This was the headline for Business Daily published on 15th November 2021 and the intro read as follows;
“Safaricom debt rises five times to Sh76bn
Safaricom’s bank borrowings rose to a record Sh76.9 billion in the half-year ended September as the telco raised funds to pay for its Ethiopian licence besides investing in its operations.”
The headline elicited concerns over the financial health of Safaricom, Kenya’s leading company by market capitalization of Ksh1.4 trillion (approximately US$13.3 billion) as of October 2021, according to the Nairobi Securities Exchange data.
An auditor termed the headline as “sensational”. A banker termed the headline as “sensational and lazy journalism”.
According to Marketwatch.com data, Safaricom has a gross margin of 55% meaning that Safaricom derives a profit margin of 54.91% in all its sales. According to Corporatefinanceinstitute.com, a 20% margin is considered high and a 5% margin is low.

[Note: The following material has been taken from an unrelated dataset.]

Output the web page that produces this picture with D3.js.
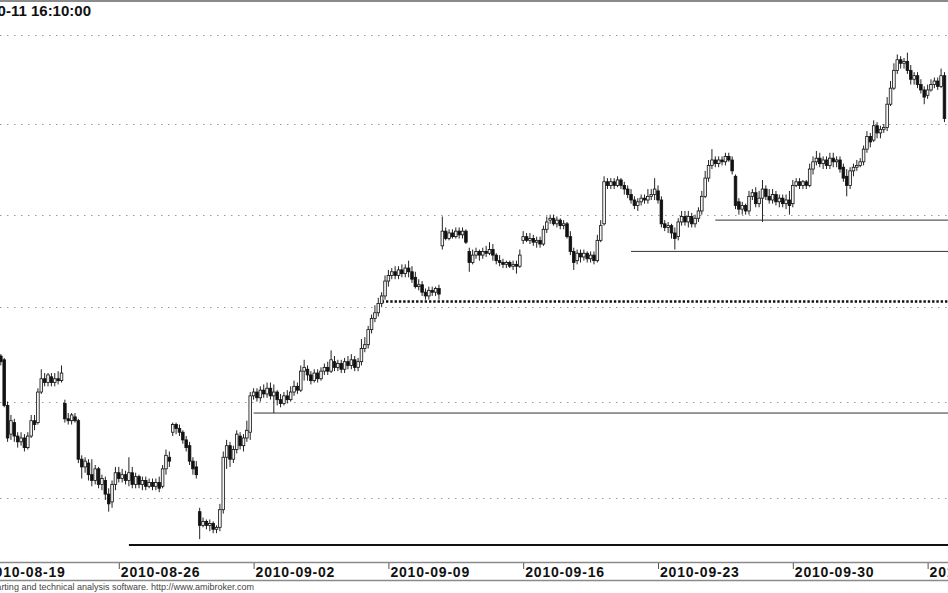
<!DOCTYPE html>
<html lang="en">
<head>
<meta charset="UTF-8">
<title>WIG20 60 min</title>
<script src="https://d3js.org/d3.v7.min.js"></script>
<style>
  body { margin: 0; background: #fff; }
  svg { display: block; }
</style>
</head>
<body>
<script>
// hourly bars, 8 per session (9:00 ... 16:00)
var days = ["2010-08-19","2010-08-20","2010-08-23","2010-08-24","2010-08-25","2010-08-26","2010-08-27",
            "2010-08-30","2010-08-31","2010-09-01","2010-09-02","2010-09-03","2010-09-06","2010-09-07",
            "2010-09-08","2010-09-09","2010-09-10","2010-09-13","2010-09-14","2010-09-15","2010-09-16",
            "2010-09-17","2010-09-20","2010-09-21","2010-09-22","2010-09-23","2010-09-24","2010-09-27",
            "2010-09-28","2010-09-29","2010-09-30","2010-10-01","2010-10-04","2010-10-05","2010-10-06",
            "2010-10-07"];
var firstSlot = 4;   // first bar in view is 2010-08-19 13:00

var opens = [
  2422,2424,2422,2398,
  2383,2389,2382,2379,2381,2376,2382,2390,
  2389,2405,2412,2410,2413,2410,2412,2411,
  2399,2391,2390,2392,2390,2370,2366,2368,
  2362,2359,2365,2357,2359,2352,2348,2357,
  2363,2360,2362,2359,2363,2357,2361,2357,
  2359,2356,2358,2356,2358,2356,2365,2371,
  2384,2388,2386,2384,2380,2377,2369,2366,
  2343,2336,2338,2336,2337,2334,2335,2344,
  2371,2377,2370,2375,2382,2377,2381,2384,
  2403,2405,2402,2406,2404,2407,2403,2405,
  2401,2399,2403,2401,2405,2408,2406,2416,
  2417,2414,2411,2415,2412,2416,2418,2416,
  2421,2418,2420,2417,2421,2419,2422,2418,
  2421,2428,2430,2438,2444,2447,2452,2456,
  2464,2467,2469,2467,2470,2468,2471,2469,
  2466,2461,2462,2458,2456,2459,2458,2460,
  2483,2491,2487,2490,2488,2491,2489,2491,
  2480,2474,2478,2480,2478,2480,2479,2481,
  2478,2475,2474,2473,2474,2472,2473,2472,
  2486,2488,2486,2487,2485,2486,2484,2492,
  2497,2498,2495,2497,2494,2495,2488,2480,
  2475,2479,2477,2479,2476,2478,2475,2486,
  2495,2518,2516,2518,2516,2519,2516,2514,
  2511,2508,2505,2507,2509,2508,2510,2511,
  2513,2508,2495,2493,2494,2490,2488,2496,
  2499,2496,2499,2495,2498,2502,2510,2520,
  2527,2530,2528,2530,2529,2532,2530,2521,
  2507,2503,2505,2502,2510,2512,2506,2509,
  2514,2510,2508,2511,2507,2509,2506,2508,
  2506,2516,2518,2516,2518,2516,2525,2529,
  2531,2528,2530,2527,2531,2529,2530,2526,
  2521,2516,2524,2526,2527,2529,2536,2543,
  2541,2549,2545,2547,2548,2561,2570,2580,
  2586,2584,2585,2580,2575,2577,2572,2569,
  2566,2569,2572,2574,2571,2577
];
var highs = [
  2426,2425,2423,2400,
  2393,2391,2384,2384,2383,2384,2393,2393,
  2407,2417,2415,2415,2415,2415,2416,2419,
  2401,2394,2394,2394,2391,2372,2371,2370,
  2370,2367,2366,2362,2361,2355,2359,2366,
  2366,2365,2364,2371,2366,2363,2362,2361,
  2361,2360,2360,2360,2361,2367,2375,2374,
  2389,2389,2388,2385,2382,2379,2371,2369,
  2345,2340,2339,2339,2338,2336,2347,2374,
  2380,2379,2377,2385,2384,2383,2390,2405,
  2407,2407,2408,2409,2410,2410,2409,2406,
  2404,2405,2406,2408,2411,2410,2419,2422,
  2419,2416,2417,2417,2418,2420,2421,2427,
  2424,2422,2422,2423,2424,2425,2424,2423,
  2433,2434,2440,2446,2451,2455,2458,2467,
  2470,2471,2472,2472,2473,2473,2475,2472,
  2469,2465,2464,2460,2461,2461,2461,2462,
  2499,2493,2492,2492,2493,2493,2493,2492,
  2482,2481,2482,2481,2482,2483,2485,2484,
  2479,2478,2476,2475,2475,2475,2475,2481,
  2491,2490,2490,2489,2488,2488,2494,2499,
  2500,2500,2499,2498,2497,2496,2491,2482,
  2481,2481,2481,2480,2480,2480,2489,2497,
  2521,2520,2520,2520,2521,2520,2518,2516,
  2514,2510,2509,2511,2511,2514,2514,2520,
  2516,2510,2497,2496,2495,2493,2498,2502,
  2502,2502,2501,2500,2504,2513,2524,2530,
  2536,2532,2532,2532,2534,2534,2532,2522,
  2509,2507,2506,2513,2514,2515,2513,2519,
  2516,2514,2514,2513,2511,2511,2511,2513,
  2519,2520,2520,2519,2519,2528,2532,2535,
  2534,2532,2532,2534,2534,2532,2532,2528,
  2525,2526,2528,2530,2531,2538,2546,2545,
  2552,2551,2549,2550,2565,2574,2584,2589,
  2588,2587,2590,2583,2579,2579,2575,2571,
  2572,2575,2576,2576,2581,2579
];
var lows = [
  2421,2419,2397,2379,
  2380,2379,2376,2377,2374,2375,2381,2385,
  2388,2404,2408,2408,2408,2408,2409,2410,
  2389,2388,2388,2389,2368,2360,2363,2359,
  2356,2357,2355,2354,2349,2343,2345,2354,
  2358,2358,2357,2356,2355,2355,2355,2354,
  2354,2355,2354,2354,2353,2355,2362,2366,
  2382,2383,2382,2378,2374,2367,2362,2360,
  2329,2335,2334,2333,2332,2332,2333,2342,
  2365,2366,2368,2373,2375,2374,2379,2380,
  2401,2400,2400,2402,2402,2401,2394,2398,
  2397,2398,2399,2400,2403,2404,2405,2411,
  2411,2409,2410,2410,2411,2414,2414,2415,
  2416,2416,2415,2415,2417,2417,2416,2416,
  2419,2426,2428,2436,2442,2445,2450,2454,
  2461,2465,2465,2465,2466,2466,2466,2463,
  2460,2459,2456,2454,2454,2456,2456,2454,
  2481,2486,2486,2487,2487,2487,2487,2484,
  2469,2473,2476,2475,2476,2477,2478,2475,
  2473,2472,2471,2471,2471,2470,2468,2471,
  2484,2485,2484,2483,2482,2482,2483,2490,
  2495,2494,2493,2492,2492,2487,2478,2470,
  2473,2474,2475,2474,2474,2473,2474,2485,
  2494,2514,2514,2514,2515,2514,2511,2509,
  2506,2503,2502,2505,2506,2506,2508,2508,
  2506,2493,2491,2490,2487,2481,2486,2494,
  2494,2493,2493,2493,2496,2500,2509,2518,
  2525,2526,2526,2527,2527,2529,2522,2503,
  2500,2500,2500,2500,2508,2504,2504,2496,
  2508,2506,2506,2505,2504,2504,2503,2500,
  2504,2515,2514,2514,2514,2515,2522,2527,
  2526,2525,2525,2525,2526,2526,2523,2518,
  2510,2514,2521,2524,2526,2527,2534,2537,
  2540,2542,2542,2545,2546,2560,2569,2578,
  2581,2581,2578,2572,2572,2570,2567,2561,
  2564,2568,2570,2569,2570,2551
];
var closes = [
  2424,2421,2398,2381,
  2390,2382,2379,2381,2376,2382,2390,2388,
  2405,2412,2410,2414,2410,2412,2411,2415,
  2391,2390,2393,2390,2370,2366,2369,2362,
  2359,2365,2357,2360,2352,2347,2357,2363,
  2360,2362,2359,2363,2357,2361,2357,2359,
  2356,2358,2356,2358,2355,2365,2372,2369,
  2388,2386,2384,2380,2376,2369,2365,2362,
  2336,2338,2336,2337,2334,2335,2344,2371,
  2377,2370,2375,2383,2377,2381,2385,2403,
  2405,2402,2406,2404,2407,2403,2405,2401,
  2399,2403,2401,2405,2408,2406,2416,2418,
  2414,2411,2415,2412,2416,2418,2416,2422,
  2418,2420,2417,2421,2419,2422,2418,2421,
  2428,2430,2438,2444,2447,2452,2456,2464,
  2467,2469,2467,2470,2468,2471,2469,2465,
  2461,2462,2458,2456,2459,2458,2460,2457,
  2491,2487,2490,2488,2491,2489,2491,2485,
  2474,2478,2480,2478,2480,2479,2481,2478,
  2475,2474,2473,2474,2472,2473,2472,2478,
  2488,2486,2487,2485,2486,2484,2492,2496,
  2498,2495,2497,2494,2495,2488,2480,2474,
  2479,2477,2479,2476,2478,2475,2486,2494,
  2518,2516,2518,2516,2519,2516,2514,2511,
  2508,2505,2507,2509,2508,2510,2511,2514,
  2508,2495,2493,2494,2490,2487,2496,2499,
  2496,2499,2495,2498,2502,2510,2520,2527,
  2530,2528,2530,2529,2532,2530,2524,2505,
  2503,2505,2502,2510,2512,2506,2509,2514,
  2510,2508,2511,2507,2509,2506,2508,2505,
  2516,2518,2516,2518,2516,2525,2529,2531,
  2528,2530,2527,2531,2529,2530,2525,2520,
  2516,2524,2526,2527,2529,2536,2543,2540,
  2549,2545,2547,2548,2561,2570,2580,2586,
  2584,2585,2580,2575,2577,2572,2569,2565,
  2569,2572,2574,2571,2577,2553
];

var gridValues = [2350, 2400, 2450, 2500, 2550, 2600];
var tickDays = ["2010-08-19","2010-08-26","2010-09-02","2010-09-09","2010-09-16","2010-09-23","2010-09-30","2010-10-07"];

// horizontal support/resistance levels drawn on the chart
var levelValues = [2326, 2394, 2453, 2480, 2497];
var levelFrom   = ["2010-08-26 12:00", "2010-09-02 09:00", "2010-09-08 15:00", "2010-09-22 09:00", "2010-09-27 10:00"];

var titleText = "2010-10-11 16:10:00";
var footerText = "AmiBroker - advanced charting and technical analysis software. http://www.amibroker.com";

var width = 948, height = 593;
var barsPerDay = 8;

function barIndex(stamp) {
    var parts = stamp.split(" ");
    return days.indexOf(parts[0]) * barsPerDay + (parseInt(parts[1], 10) - 9);
}

var bars = opens.map(function(o, i) {
    return { k: i + firstSlot, o: o, h: highs[i], l: lows[i], c: closes[i] };
});

var svg = d3.select("body").append("svg")
    .attr("width", width)
    .attr("height", height)
    .style("font-family", "'Liberation Sans', Arial, sans-serif");

svg.append("rect").attr("width", width).attr("height", height).attr("fill", "#fff");

// visible window in bar units
var x = d3.scaleLinear().domain([4.75, 286.05]).range([0, width]);
var y = d3.scaleLog().domain([2350, 2600]).range([498, 35]);

// dotted grid
svg.append("g").selectAll("line")
    .data(gridValues)
    .enter().append("line")
    .attr("x1", 0).attr("x2", width)
    .attr("y1", function(d) { return Math.round(y(d)) + 0.5; })
    .attr("y2", function(d) { return Math.round(y(d)) + 0.5; })
    .attr("stroke", "#9a9a9a")
    .attr("stroke-width", 1)
    .attr("stroke-dasharray", "1.5,5.5");

// levels
var levelStyle = [
    { w: 2, dash: null, col: "#111" },
    { w: 1, dash: null, col: "#333" },
    { w: 2.6, dash: "2.4,1.9", col: "#111" },
    { w: 1, dash: null, col: "#333" },
    { w: 1, dash: null, col: "#333" }
];
svg.append("g").selectAll("line")
    .data(levelValues)
    .enter().append("line")
    .attr("x1", function(d, i) { return x(barIndex(levelFrom[i])); })
    .attr("x2", width)
    .attr("y1", function(d) { return y(d); })
    .attr("y2", function(d) { return y(d); })
    .attr("stroke", function(d, i) { return levelStyle[i].col; })
    .attr("stroke-width", function(d, i) { return levelStyle[i].w; })
    .attr("stroke-dasharray", function(d, i) { return levelStyle[i].dash; });

// candles
var candle = svg.append("g").selectAll("g")
    .data(bars)
    .enter().append("g");

candle.append("line")
    .attr("x1", function(d) { return x(d.k); })
    .attr("x2", function(d) { return x(d.k); })
    .attr("y1", function(d) { return y(d.h); })
    .attr("y2", function(d) { return y(d.l); })
    .attr("stroke", "#222")
    .attr("stroke-width", 1);

var bodyW = 2.6;
candle.append("rect")
    .attr("x", function(d) { return x(d.k) - bodyW / 2; })
    .attr("width", bodyW)
    .attr("y", function(d) { return y(Math.max(d.o, d.c)); })
    .attr("height", function(d) { return Math.max(1, Math.abs(y(d.o) - y(d.c))); })
    .attr("fill", function(d) { return d.c >= d.o ? "#f4f4f4" : "#111"; })
    .attr("stroke", "#111")
    .attr("stroke-width", 0.8);

// top border
svg.append("rect").attr("x", 0).attr("y", 0).attr("width", width).attr("height", 2).attr("fill", "#8a8a8a");

// title (date of last bar)
svg.append("text")
    .attr("x", 91).attr("y", 15.5)
    .attr("text-anchor", "end")
    .attr("font-size", "15px")
    .attr("font-weight", "bold")
    .attr("fill", "#111")
    .text(titleText);

// date axis strip
svg.append("line").attr("x1", 0).attr("x2", width).attr("y1", 562.5).attr("y2", 562.5)
    .attr("stroke", "#8a8a8a").attr("stroke-width", 1.5);
svg.append("line").attr("x1", 0).attr("x2", width).attr("y1", 580.5).attr("y2", 580.5)
    .attr("stroke", "#8a8a8a").attr("stroke-width", 1.5);

var ticks = svg.append("g").selectAll("g")
    .data(tickDays)
    .enter().append("g")
    .attr("transform", function(d) { return "translate(" + x(days.indexOf(d) * barsPerDay) + ",0)"; });

ticks.append("line")
    .attr("x1", 0.5).attr("x2", 0.5)
    .attr("y1", 563).attr("y2", 569)
    .attr("stroke", "#555");

ticks.append("text")
    .attr("x", 2).attr("y", 577)
    .attr("font-size", "14px")
    .attr("font-weight", "bold")
    .attr("letter-spacing", "0.8px")
    .attr("fill", "#111")
    .text(function(d) { return d; });

// footer
svg.append("text")
    .attr("x", 254).attr("y", 590)
    .attr("text-anchor", "end")
    .attr("font-size", "9px")
    .attr("fill", "#444")
    .text(footerText);
</script>
</body>
</html>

A banker noted that considering that Safaricom’s debt to equity ratio is 22.41% (meaning it is using 22.41% of its assets on debt repayments), the headline should have been different to appreciate the company’s healthy financial status.
According to Bankrate.com, the debt-to-equity ratio is the relationship between a company’s total debt and its total equity. The debt-to-equity ratio is a key measure for investors looking to a company’s financial health.
Commenting on the financial results for the six months released on 30th September 2021, Rich.co.ke said that in the context of the reporting period – compared to the similar period last year; “These are resilient even muscular results”.